Brazil was the author of the "Wild Watch" column for The Japan Times newspaper from April 1982 to March 2015, the longest running single-author natural history column in any newspaper. He has been writer in residence for JapanVisitor.com since June 2011.

==Publications==
Books
- 1987: A Birdwatcher's Guide to Japan, Kodansha America ISBN 0-87011-849-8
- 1991: The Birds of Japan, Christopher Helm Publishers Ltd ISBN 0-7136-8006-7
- 2000: Wild Asia: Spirit of a Continent, Pelican Publishing ISBN 1-56554-827-2
- 2003: The Whooper Swan, ISBN 0-7136-6570-X
- 2009: Birds of East Asia, Helm Field Guides series, A&C Black ISBN 978-0-7136-7040-0
- 2013: The Nature of Japan: From Dancing Cranes to Flying Fish, Japan Nature Guides.

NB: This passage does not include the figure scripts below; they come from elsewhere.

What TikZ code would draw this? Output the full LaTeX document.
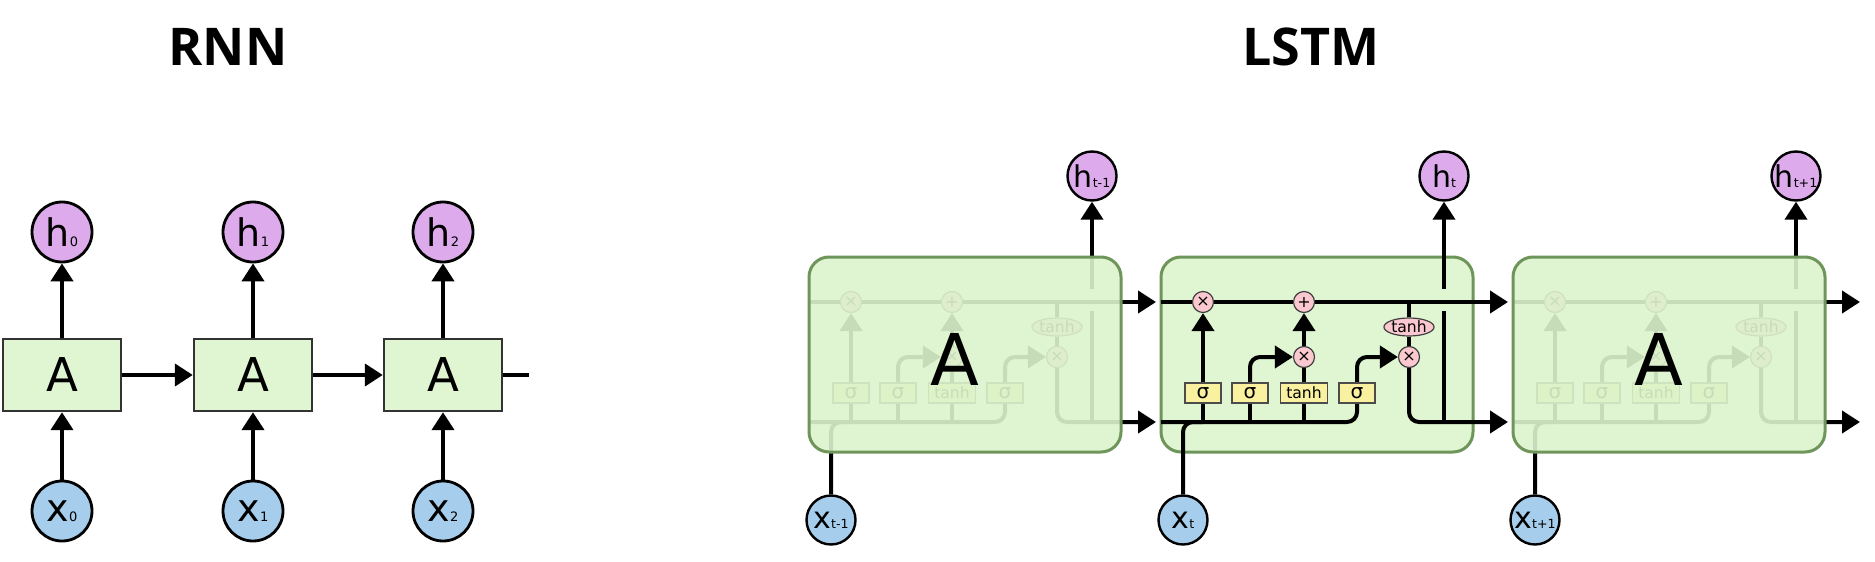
\documentclass[tikz,border=0pt]{standalone}
\usepackage{fontspec}
\setmainfont{DejaVu Sans}
\newfontfamily\titlefont{Open Sans}
\usetikzlibrary{arrows.meta,shapes.geometric}
\definecolor{cellgreen}{RGB}{224,245,210}
\definecolor{overgreen}{RGB}{220,243,204}
\definecolor{bordergreen}{RGB}{110,150,90}
\definecolor{hpurple}{RGB}{221,170,236}
\definecolor{xblue}{RGB}{166,206,236}
\definecolor{oppink}{RGB}{250,200,206}
\definecolor{gateyellow}{RGB}{249,240,160}
\pgfdeclarelayer{bg}
\pgfdeclarelayer{lines}
\pgfdeclarelayer{fg}
\pgfsetlayers{bg,lines,main,fg}
\tikzset{
  ttl/.style={font=\titlefont\bfseries\fontsize{26}{30}\selectfont, anchor=base, inner sep=0pt},
  rnnbox/.style={draw=black!80, line width=1.2pt, fill=cellgreen, minimum width=59pt, minimum height=36pt, inner sep=0pt, font=\fontsize{23.3}{26}\selectfont},
  rnncirc/.style={circle, draw=black, line width=1.4pt, minimum size=30pt, inner sep=0pt, font=\fontsize{19}{20}\selectfont},
  rnnh/.style={rnncirc, fill=hpurple},
  rnnx/.style={rnncirc, fill=xblue},
  rarr/.style={line width=2.1pt, -{Triangle[width=11pt,length=9pt]}},
  rln/.style={line width=2.1pt},
  ln/.style={line width=2pt},
  arr/.style={line width=2pt, -{Triangle[width=11pt,length=9pt]}},
  rnd/.style={rounded corners=5pt},
  lcirc/.style={circle, draw=black, line width=1.2pt, minimum size=24.5pt, inner sep=0pt, font=\fontsize{15}{16}\selectfont},
  lh/.style={lcirc, fill=hpurple},
  lx/.style={lcirc, fill=xblue},
  opc/.style={circle, draw=black!75, line width=0.6pt, fill=oppink, minimum size=10.5pt, inner sep=0pt, font=\fontsize{8}{8}\selectfont},
  tnh/.style={ellipse, draw=black!75, line width=0.6pt, fill=oppink, minimum width=24pt, minimum height=9pt, inner sep=0pt, font=\fontsize{7.8}{8}\selectfont},
  gate/.style={rectangle, draw=black!70, line width=0.6pt, fill=gateyellow, minimum width=18pt, minimum height=10pt, inner sep=0pt, font=\fontsize{10}{10}\selectfont},
  cellbox/.style={rectangle, rounded corners=10pt, draw=bordergreen, line width=1.5pt, minimum width=156pt, minimum height=97.5pt, inner sep=0pt},
  bigA/.style={font=\fontsize{35.7}{40}\selectfont, inner sep=0pt},
}
\newcommand\subs[1]{{\fontsize{6.5}{7}\selectfont #1}}
\newcommand\lsubs[1]{{\fontsize{6.3}{6}\selectfont #1}}
\newcommand\lstmcell[3]{%
\begin{scope}[shift={(#2,0)}]
  \node[opc] (f#1) at (42,302) {×};
  \node[opc] (p#1) at (143,302) {+};
  \node[opc] (i#1) at (143,357) {×};
  \node[tnh] (t#1) at (248,327) {tanh};
  \node[opc] (o#1) at (248,357) {×};
  \node[gate] (sa#1) at (42,393) {σ};
  \node[gate] (sb#1) at (89,393) {σ};
  \node[gate, minimum width=23.5pt, font=\fontsize{7.8}{8}\selectfont] (sc#1) at (143,393) {tanh};
  \node[gate] (sd#1) at (196,393) {σ};
  \node[lh] (h#1) at (283,176) {h\lsubs{#3}};
  \node[lx] (x#1) at (22,520) {x\lsubs{#3}};
  \coordinate (tl#1) at (0,302);
  \coordinate (bl#1) at (0,422);
  \coordinate (te#1) at (347,302);
  \coordinate (be#1) at (347,422);
  \coordinate (hb#1) at (283,422);
  \coordinate (hg#1) at (283,311);
  \coordinate (hr#1) at (283,289);
  \coordinate (ct#1) at (248,302);
\end{scope}
\begin{pgfonlayer}{lines}
  \draw[ln] (tl#1) -- (f#1);
  \draw[ln] (f#1) -- (p#1);
  \draw[arr] (p#1) -- (te#1);
  \draw[ln] (ct#1) -- (t#1);
  \draw[ln] (t#1) -- (o#1);
  \draw[arr,rnd] (o#1) |- (be#1);
  \draw[ln,rnd] (bl#1) -| (sd#1);
  \draw[ln,rnd] (x#1) |- (sa#1 |- bl#1);
  \draw[ln] (sa#1 |- bl#1) -- (sa#1);
  \draw[ln] (sb#1 |- bl#1) -- (sb#1);
  \draw[ln] (sc#1 |- bl#1) -- (sc#1);
  \draw[arr] (sa#1) -- (f#1);
  \draw[arr,rnd] (sb#1) |- (i#1);
  \draw[ln] (sc#1) -- (i#1);
  \draw[arr] (i#1) -- (p#1);
  \draw[arr,rnd] (sd#1) |- (o#1);
  \draw[ln] (hb#1) -- (hg#1);
  \draw[arr] (hr#1) -- (h#1);
\end{pgfonlayer}}
\begin{document}
\begin{tikzpicture}[x=0.5pt,y=-0.5pt]
\useasboundingbox (0,0) rectangle (1875,562);
\begin{pgfonlayer}{bg}
  \fill[white] (0,0) rectangle (1875,562);
\end{pgfonlayer}
% titles
\node[ttl] (tR) at (228,65) {RNN};
\node[ttl] (tL) at (1311,65) {LSTM};
% RNN
\node[rnnbox] (r0) at (62,375) {A};
\node[rnnbox] (r1) at (253,375) {A};
\node[rnnbox] (r2) at (443,375) {A};
\node[rnnh] (h0) at (62,232) {h\subs{0}};
\node[rnnh] (h1) at (253,232) {h\subs{1}};
\node[rnnh] (h2) at (443,232) {h\subs{2}};
\node[rnnx] (x0) at (62,511) {x\subs{0}};
\node[rnnx] (x1) at (253,511) {x\subs{1}};
\node[rnnx] (x2) at (443,511) {x\subs{2}};
\coordinate (rend) at (529,375);
\draw[rarr] (r0) -- (h0);
\draw[rarr] (r1) -- (h1);
\draw[rarr] (r2) -- (h2);
\draw[rarr] (x0) -- (r0);
\draw[rarr] (x1) -- (r1);
\draw[rarr] (x2) -- (r2);
\draw[rarr] (r0) -- (r1);
\draw[rarr] (r1) -- (r2);
\draw[rln] (r2) -- (rend);
% LSTM
\lstmcell{1}{809}{t-1}
\lstmcell{2}{1161}{t}
\lstmcell{3}{1513}{t+1}
\begin{pgfonlayer}{bg}
  \node[cellbox, fill=cellgreen] (B2) at (1317,354.5) {};
\end{pgfonlayer}
\begin{pgfonlayer}{fg}
  \node[cellbox, fill=overgreen, fill opacity=0.9] (B1) at (965,354.5) {};
  \node[cellbox, fill=overgreen, fill opacity=0.9] (B3) at (1669,354.5) {};
  \node[bigA] (A1) at (955,359) {A};
  \node[bigA] (A3) at (1659,359) {A};
\end{pgfonlayer}
\end{tikzpicture}
\end{document}
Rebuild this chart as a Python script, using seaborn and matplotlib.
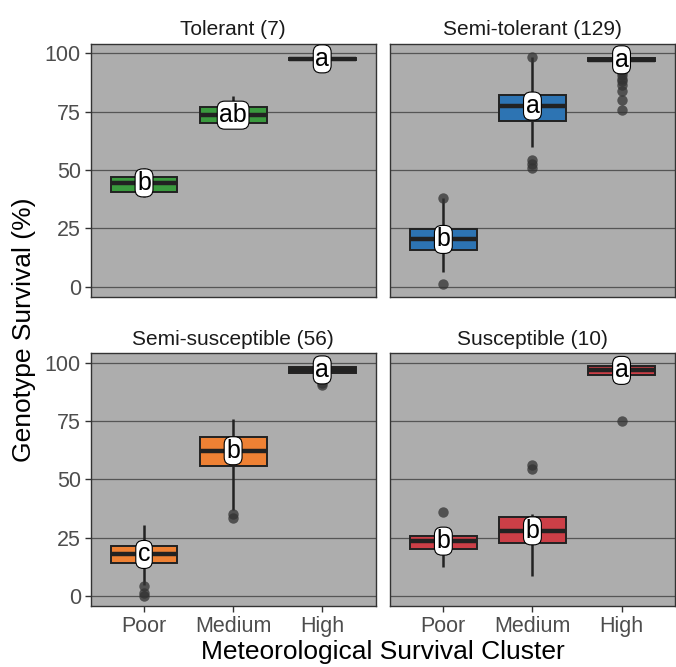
import pandas as pd
import matplotlib.pyplot as plt
import seaborn as sns

sns.set_style("ticks")
plt.rcParams["font.family"] = ["Liberation Sans", "DejaVu Sans"]

# categorias y paneles
clusters = ["Poor", "Medium", "High"]
groups = ["Tolerant (7)", "Semi-tolerant (129)", "Semi-susceptible (56)", "Susceptible (10)"]
fill_colors = ["#3A9A3E", "#2D74B3", "#EE8134", "#CC3F47"]

# resumen de cajas (un valor por cluster, un renglon por grupo)
whisker_low = [[38.5, 68.0, 97.0], [6.4, 60.0, 95.5], [5.0, 36.9, 94.0], [12.6, 8.7, 94.7]]
q1 = [[40.5, 70.0, 97.2], [15.8, 71.0, 96.5], [14.3, 55.9, 95.4], [20.1, 22.6, 94.7]]
median = [[44.5, 73.5, 97.6], [20.3, 77.4, 97.2], [17.9, 62.3, 96.9], [23.6, 28.0, 96.7]]
q3 = [[47.0, 77.0, 98.0], [24.6, 82.2, 97.8], [21.4, 68.3, 98.0], [26.0, 34.0, 98.6]]
whisker_high = [[51.0, 81.5, 98.3], [37.9, 98.6, 98.5], [30.4, 76.1, 98.6], [26.0, 35.1, 98.6]]

# letras de significancia
letters = [["b", "ab", "a"], ["b", "a", "a"], ["c", "b", "a"], ["b", "b", "a"]]

# valores atipicos
out_group = (["Semi-tolerant (129)"] * 14 + ["Semi-susceptible (56)"] * 7 + ["Susceptible (10)"] * 4)
out_cluster = (["Poor", "Poor", "Medium", "Medium", "Medium", "Medium"] + ["High"] * 8
               + ["Poor", "Poor", "Poor", "Medium", "Medium", "High", "High"]
               + ["Poor", "Medium", "Medium", "High"])
out_value = ([1.2, 37.9, 98.6, 54.3, 52.5, 50.8, 92.0, 90.5, 89.0, 88.0, 86.5, 84.0, 80.0, 75.5]
             + [4.2, 1.5, 0.3, 35.1, 33.7, 91.3, 90.5]
             + [36.1, 56.1, 54.3, 75.0])

rows = []
for gi, grp in enumerate(groups):
    for ci, cl in enumerate(clusters):
        for stat in (whisker_low, q1, median, q3, whisker_high):
            rows.append({"group": grp, "cluster": cl, "value": stat[gi][ci]})
box_df = pd.DataFrame(rows)
out_df = pd.DataFrame({"group": out_group, "cluster": out_cluster, "value": out_value})

fig, axes = plt.subplots(2, 2, figsize=(6.76, 6.67), dpi=100, sharex=True, sharey=True)
fig.subplots_adjust(left=0.134, right=0.9985, bottom=0.091, top=0.9345, wspace=0.05, hspace=0.222)

for gi, (ax, grp) in enumerate(zip(axes.flat, groups)):
    ax.set_facecolor("#ADADAD")
    sub = box_df[box_df["group"] == grp]
    sns.boxplot(data=sub, x="cluster", y="value", order=clusters, color=fill_colors[gi],
                saturation=1, whis=(0, 100), width=0.75, linecolor="#222222", linewidth=1.4,
                medianprops={"linewidth": 3.2}, whiskerprops={"linewidth": 1.8},
                capprops={"linewidth": 0}, fliersize=0, ax=ax)
    osub = out_df[out_df["group"] == grp]
    if len(osub):
        sns.stripplot(data=osub, x="cluster", y="value", order=clusters, jitter=False,
                      color="#333333", alpha=0.75, size=7.5, linewidth=0, ax=ax)
    for ci, cl in enumerate(clusters):
        ax.text(ci, median[gi][ci], letters[gi][ci], ha="center", va="center", fontsize=18,
                color="black", zorder=10,
                bbox=dict(boxstyle="round,pad=0.08,rounding_size=0.3", fc="white", ec="black", lw=0.8))
    ax.set_title(grp, fontsize=15, color="#1A1A1A", pad=6)
    ax.set_xlabel("")
    ax.set_ylabel("")
    ax.set_ylim(-4.3, 104.1)
    ax.set_xlim(-0.6, 2.6)
    ax.set_yticks([0, 25, 50, 75, 100])
    ax.yaxis.grid(True, color="#555555", linewidth=0.9)
    ax.xaxis.grid(False)
    ax.set_axisbelow(True)
    for s in ax.spines.values():
        s.set_visible(True)
        s.set_color("#333333")
        s.set_linewidth(1.0)
    ax.tick_params(axis="both", colors="#333333", labelcolor="#4D4D4D", labelsize=15.5,
                   length=4, width=1.0, pad=3)

for ax in axes[0]:
    ax.tick_params(axis="x", length=0)
for ax in axes[:, 1]:
    ax.tick_params(axis="y", length=0)

fig.text(0.0355, 0.505, "Genotype Survival (%)", rotation=90, ha="center", va="center",
         fontsize=19, color="black")
fig.text(0.567, 0.012, "Meteorological Survival Cluster", ha="center", va="baseline",
         fontsize=19, color="black")

plt.savefig("out.png", dpi=100)
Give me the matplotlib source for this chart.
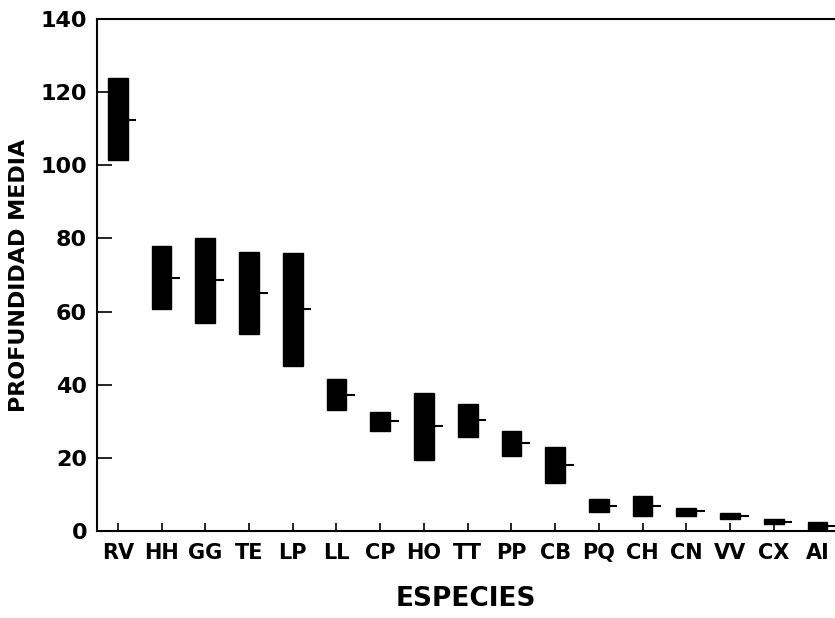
import numpy as np
import matplotlib

matplotlib.use('Agg')
import matplotlib.pyplot as plt

species = ["RV", "HH", "GG", "TE", "LP", "LL", "CP", "HO", "TT",
           "PP", "CB", "PQ", "CH", "CN", "VV", "CX", "AI"]
low = [101.6, 60.7, 57.0, 53.9, 45.2, 33.0, 27.4, 19.5, 25.8,
       20.6, 13.1, 5.1, 4.0, 4.1, 3.2, 1.8, 0.2]
high = [123.8, 78.0, 80.1, 76.4, 76.1, 41.6, 32.5, 37.6, 34.6,
        27.3, 23.0, 8.6, 9.5, 6.2, 5.0, 3.2, 2.3]
mean = [112.5, 69.3, 68.5, 65.0, 60.6, 37.3, 30.0, 28.6, 30.2,
        24.1, 18.0, 6.8, 6.8, 5.4, 4.2, 2.5, 1.2]

plt.rcParams['font.family'] = ['DejaVu Sans']
plt.rcParams['font.weight'] = 'bold'

fig = plt.figure(figsize=(8.35, 6.18), dpi=100)
ax = fig.add_axes([0.116, 0.141, 0.884, 0.828])

x = np.arange(len(species))
w = 0.45
low = np.array(low)
high = np.array(high)
ax.bar(x, high - low, bottom=low, width=w, color='black', edgecolor='black')
ax.hlines(mean, x + w / 2, x + w / 2 + 0.2, color='black', linewidth=1.5)

ax.set_xlim(-0.48, 16.4)
ax.set_ylim(0, 140)
ax.set_yticks(range(0, 141, 20))
ax.set_xticks(x)
ax.set_xticklabels(species)

ax.spines['right'].set_visible(False)
for s in ['left', 'bottom', 'top']:
    ax.spines[s].set_linewidth(1.5)

ax.tick_params(axis='y', direction='in', length=11, width=1.2,
               labelsize=16, pad=7)
ax.tick_params(axis='x', direction='in', length=6, width=1.2,
               labelsize=15, pad=9)

ax.set_ylabel("PROFUNDIDAD MEDIA", fontsize=16, fontweight='bold', labelpad=8)
ax.set_xlabel("ESPECIES", fontsize=19, fontweight='bold', labelpad=16)

plt.savefig("out.png", dpi=100)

- 2015: Pocket Guide to the Common and Iconic Birds of Japan, Japan Nature Guides.
- 2015: Pocket Guide to the Common and Iconic Mammals of Japan, Japan Nature Guides.
- 2018: Birds of Japan, Helm Field Guides series, A&C Black.
- 2022: Japan The Natural History of an Asian Archipelago, Princeton University Press.

Has also published numerous papers, magazine and newspaper articles in the fields of science, natural history and travel.